Keep trying MM; you might eventually hit the broad side of the barn if you continue firing wildly into the air with no real aim or purpose. So far you have simply failed to connect with real facts and logic on any meaningful issue, but that doesn’t seem to stop you from posting gibberish over and over again. Let’s look at the facts shall we?
My assertion was that USAPA was never going to deliver a contract based on the fact that the negotiation team is asking for unrealistic terms on the financial issues of the JCBA. Now you may ask why my assertion is a fact rather than an opinion, which is fair – you didn’t ask – but I’ll prove this out anyway. It all comes down to the ability to read financial statements and then use sound logic and reason from there to draw a factual conclusion.

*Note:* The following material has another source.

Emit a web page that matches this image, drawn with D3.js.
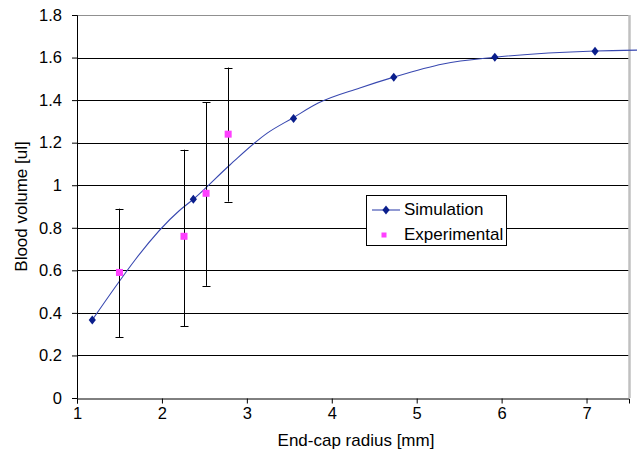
<!DOCTYPE html>
<html>
<head>
<meta charset="utf-8">
<script src="https://cdn.jsdelivr.net/npm/d3@7"></script>
<style>
  body { margin: 0; background: #fff; }
  text { font-family: "Liberation Sans", Arial, sans-serif; }
</style>
</head>
<body>
<div id="chart"></div>
<script>
const W = 637, H = 462;
const margin = { top: 15, right: 8, bottom: 64, left: 77 };
const tickFont = "16.5px";
const titleFont = "17px";

// simulation markers
const simX = [1.18, 2.37, 3.55, 4.73, 5.92, 7.10];
const simY = [0.367, 0.934, 1.314, 1.508, 1.601, 1.630];

// simulation curve (drawn without markers between)
const curveX = [1.18, 2.20, 2.37, 2.80, 3.24, 3.54, 3.84, 4.33, 4.73, 5.31, 5.91, 7.10, 7.60];
const curveY = [0.367, 0.879, 0.934, 1.095, 1.245, 1.316, 1.386, 1.457, 1.508, 1.570, 1.601, 1.631, 1.635];

// experimental points with error bars
const expX = [1.50, 2.26, 2.52, 2.78];
const expY = [0.590, 0.760, 0.962, 1.240];
const expLo = [0.286, 0.338, 0.527, 0.923];
const expHi = [0.890, 1.167, 1.390, 1.553];

const xTicks = [1, 2, 3, 4, 5, 6, 7];
const yTicks = [0, 0.2, 0.4, 0.6, 0.8, 1, 1.2, 1.4, 1.6, 1.8];

const svg = d3.select("#chart").append("svg")
    .attr("width", W)
    .attr("height", H);

const x = d3.scaleLinear().domain([1, 7.5]).range([margin.left, W - margin.right]);
const y = d3.scaleLinear().domain([0, 1.8]).range([H - margin.bottom, margin.top]);

const px = v => Math.round(v) + 0.5;

// gridlines
svg.append("g")
    .selectAll("line")
    .data(yTicks.filter(d => d > 0 && d < 1.8))
    .join("line")
    .attr("x1", x(1))
    .attr("x2", x(7.5))
    .attr("y1", d => px(y(d)))
    .attr("y2", d => px(y(d)))
    .attr("stroke", "#000")
    .attr("stroke-width", 1);

// plot border (top / right)
svg.append("line")
    .attr("x1", x(1)).attr("x2", x(7.5))
    .attr("y1", px(y(1.8))).attr("y2", px(y(1.8)))
    .attr("stroke", "#909090");
svg.append("line")
    .attr("x1", x(7.5) + 0.5).attr("x2", x(7.5) + 0.5)
    .attr("y1", y(1.8)).attr("y2", y(0))
    .attr("stroke", "#c0c0c0")
    .attr("stroke-width", 2.5);

// axes
const xAxis = svg.append("g")
    .attr("transform", `translate(0,${px(y(0))})`)
    .call(d3.axisBottom(x).tickValues(xTicks).tickSize(5).tickPadding(4).tickFormat(d3.format("d")));
const yAxis = svg.append("g")
    .attr("transform", `translate(${px(x(1)) - 0.5},0)`)
    .call(d3.axisLeft(y).tickValues(yTicks).tickSize(5).tickPadding(10).tickFormat(d => String(+d.toFixed(1))));

[xAxis, yAxis].forEach(a => {
    a.select(".domain").attr("stroke", "#000");
    a.selectAll(".tick line").attr("stroke", "#000");
    a.selectAll(".tick text")
        .attr("fill", "#000")
        .style("font-size", tickFont)
        .style("font-family", "Liberation Sans, Arial, sans-serif");
});

// simulation line
const curveData = curveX.map((d, i) => ({ x: d, y: curveY[i] }));
const line = d3.line()
    .x(d => x(d.x))
    .y(d => y(d.y))
    .curve(d3.curveMonotoneX);

svg.append("path")
    .datum(curveData)
    .attr("fill", "none")
    .attr("stroke", "#3848b0")
    .attr("stroke-width", 1.1)
    .attr("d", line);

// simulation markers (diamonds)
const diamond = "M0,-4.5L3.6,0L0,4.5L-3.6,0Z";
svg.append("g")
    .selectAll("path")
    .data(simX.map((d, i) => ({ x: d, y: simY[i] })))
    .join("path")
    .attr("d", diamond)
    .attr("transform", d => `translate(${x(d.x)},${y(d.y)})`)
    .attr("fill", "#0a1e8c");

// error bars
const expData = expX.map((d, i) => ({ x: d, y: expY[i], lo: expLo[i], hi: expHi[i] }));
const eb = svg.append("g").attr("stroke", "#000").attr("stroke-width", 1);
eb.selectAll(".stem")
    .data(expData)
    .join("line")
    .attr("class", "stem")
    .attr("x1", d => px(x(d.x))).attr("x2", d => px(x(d.x)))
    .attr("y1", d => y(d.lo)).attr("y2", d => y(d.hi));
eb.selectAll(".capTop")
    .data(expData)
    .join("line")
    .attr("class", "capTop")
    .attr("x1", d => px(x(d.x)) - 4).attr("x2", d => px(x(d.x)) + 4)
    .attr("y1", d => px(y(d.hi))).attr("y2", d => px(y(d.hi)));
eb.selectAll(".capBot")
    .data(expData)
    .join("line")
    .attr("class", "capBot")
    .attr("x1", d => px(x(d.x)) - 4).attr("x2", d => px(x(d.x)) + 4)
    .attr("y1", d => px(y(d.lo))).attr("y2", d => px(y(d.lo)));

// experimental squares
svg.append("g")
    .selectAll("rect")
    .data(expData)
    .join("rect")
    .attr("x", d => x(d.x) - 3.5)
    .attr("y", d => y(d.y) - 3.5)
    .attr("width", 7)
    .attr("height", 7)
    .attr("fill", "#ff40ff");

// axis titles
svg.append("text")
    .attr("x", 356)
    .attr("y", 446)
    .attr("text-anchor", "middle")
    .style("font-size", titleFont)
    .text("End-cap radius [mm]");

svg.append("text")
    .attr("transform", `translate(27,${(y(0) + y(1.8)) / 2}) rotate(-90)`)
    .attr("text-anchor", "middle")
    .style("font-size", titleFont)
    .text("Blood volume [ul]");

// legend
const lg = svg.append("g").attr("transform", "translate(366,195)");
lg.append("rect")
    .attr("x", 0.5).attr("y", 0.5)
    .attr("width", 140).attr("height", 50)
    .attr("fill", "#fff")
    .attr("stroke", "#000");
lg.append("line")
    .attr("x1", 6).attr("x2", 34)
    .attr("y1", 15).attr("y2", 15)
    .attr("stroke", "#3848b0").attr("stroke-width", 1.1);
lg.append("path")
    .attr("d", diamond)
    .attr("transform", "translate(20,15)")
    .attr("fill", "#0a1e8c");
lg.append("rect")
    .attr("x", 15.5).attr("y", 37.5)
    .attr("width", 5).attr("height", 5)
    .attr("fill", "#ff40ff");
lg.append("text")
    .attr("x", 38).attr("y", 19.5)
    .style("font-size", titleFont)
    .text("Simulation");
lg.append("text")
    .attr("x", 38).attr("y", 45)
    .style("font-size", titleFont)
    .text("Experimental");
</script>
</body>
</html>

On that note we find that USAPA is requesting a pay-parity retroactive pay increase (signing bonus really) for the east pilots since the date of the merger in 2005. Okay, let’s break that down using very conservative estimates (that would be in your favor MM to make the point). One way to calculate this is to take the $120M Kirby proposal which the Company has said repeatedly would bring the east up to the west pay scale (pay parity) plus it would include a 3% raise for west pilots, right? Now the west pilots represent approximately 1/3 of the total population of US pilots, so their impact on the $120M annual increase needs to be discounted from the Company’s estimates in order to calculate an annual cost for retroactive pay-parity since 2005.
Here’s where the conservative part comes in ... I’ll take 1/3 of the $120M off the proposal to account for the west pilots who would not see retroactive pay under USAPA’s proposal. That reduces the Kirby to $80M in annual retroactive pay for the east pilot group again based on a very, very conservative estimate. Now if we multiply that $80M times six years (assuming USAPA can get to JCBA by the six year anniversary of the merger –not likely, so this is a conservative figure too) we come to a figure of $480M for the retroactive pay USAPA is demanding. Then, we would need to add the value of the increased pay for all pilots under the JCBA which should be no lower than the Kirby proposal of $120M annually, right? Therefore if Management were to go along with USAPA’s demand for retroactive pay and agree to wage increases which are no more than what has already been offered under the Kirby proposal, this would equal a $600M wage increase in the year the contract is ratified. Each year there isn’t a contract the year-one costs would go up by another $80M on a very conservative estimate.
Now, where would Management come up with $600M to offer to USAPA to meet its demands? In 2010 the Company reported its second highest year for profits of only $500M. That means that if the year a JCBA is ratified is financially as good as 2010 on the P&L, USAPA’s proposed retroactive pay demand would convert a decent Net Income into a Net Loss. Hmm, so if the second highest year for profits is still not enough to meet USAPA’s pay proposals, where would the money come from for Management to agree with USAPA’s demand for retroactive pay parity for the east? The answer is that no Management team or Board of Directors would violate their fiduciary responsibility to their shareholders and their creditors to sign off on such an expensive labor contract which would propel them into bankruptcy, especially if the Company has an average year for profits rather than a near record-breaking year. There is simply no way this is going to happen and the USAPA negotiating team should know this. If they don’t then they have no business being on the negotiating committee. If they do, then the only people they are fooling are the gullible east pilots who live in a world detached from reality.